Down in Louisiana, dealer Lynn Pesson Jr. of Southland Engine just opened his fourth store in March. The dealership had also taken on the Kubota line of construction equipment late last year. “So our numbers are way up over our previous best year,” Pesson shares. Even when you back out the two anomalies—the additional store and addition of Kubota construction equipment—Pesson says his overall sales are up nearly double digits.

“Our spring has been much better than the past two years because of weather,” Pesson explains. “In this business, we’ve found it to be not so much about pricing or your manufacturers, but really the weather (i.e. when it rains it grows, and when it grows people mow). That’s why we decided to take on Kubota construction equipment; to try and level off those bad-weather years.”

Switching gears not always so easy

Whether you’re a dealer, manufacturer or contractor, it’s nice to have a diversity of revenue streams to help balance the seasonality and unpredictability of this business. On that note, there are likely few that would be willing to trade in their lucrative snow seasons for a more punctual start to spring. Revenue is revenue, after all, and you take it when, where and how you can get it. Plus, spring will eventually get here, it’s assumed, and everything will get back on track over the course of the next few months.

The challenge for some, then, is being able to quickly shift gears once the switch flips and new opportunities arise. For instance, Ariens Company spokesperson Ann Stilp points out that a dealer recently said his commercial customers have simply been too busy closing up the snow season to be fully focused on lawn and garden. As the dealer put it, “Great late snow season, but we are paying for it in lawn and garden.” The dealer does think that once spring cleanups start, things will break open and contractor customers will be flush with cash for new equipment.

The challenge for contractors, perhaps, is figuring out whether they need new landscaping equipment now, or new snow equipment later to replace what got beat up this winter. Contractors also need to quickly get their landscaping crews assembled and trained so they can hit the ground running and make up for lost time.

For those contractors who flock to dealerships for new mowers and other landscaping equipment so they can hit that ground running, their dealers are hopefully ready for them. But dealers, too, are having to switch gears quickly. And as pointed out earlier, some dealers are having trouble securing springtime inventory from their manufacturer partners.
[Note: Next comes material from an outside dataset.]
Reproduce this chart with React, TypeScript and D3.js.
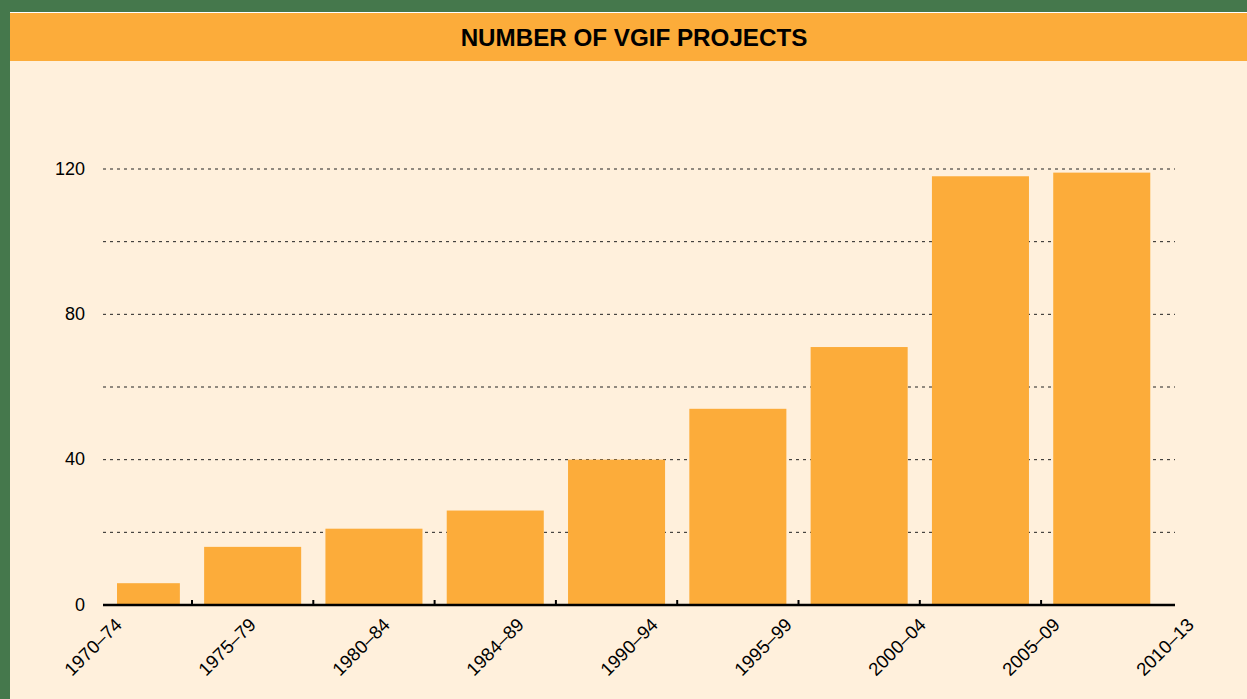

“The real challenge for us is product availability,” the Ohio dealer says. “We are a very large (Brand X) dealer and have over 20 models totaling over 90 units still on back order the last week of April. We haven’t even got all of our January/February release yet. Lead times are ranging from 10 days to two months. I’ve been a dealer for almost 30 years, and this is by far the worst I have ever seen availability. I’m hopeful some of these problems get resolved by the first week of May, otherwise our growth opportunities this season could dwindle quickly.”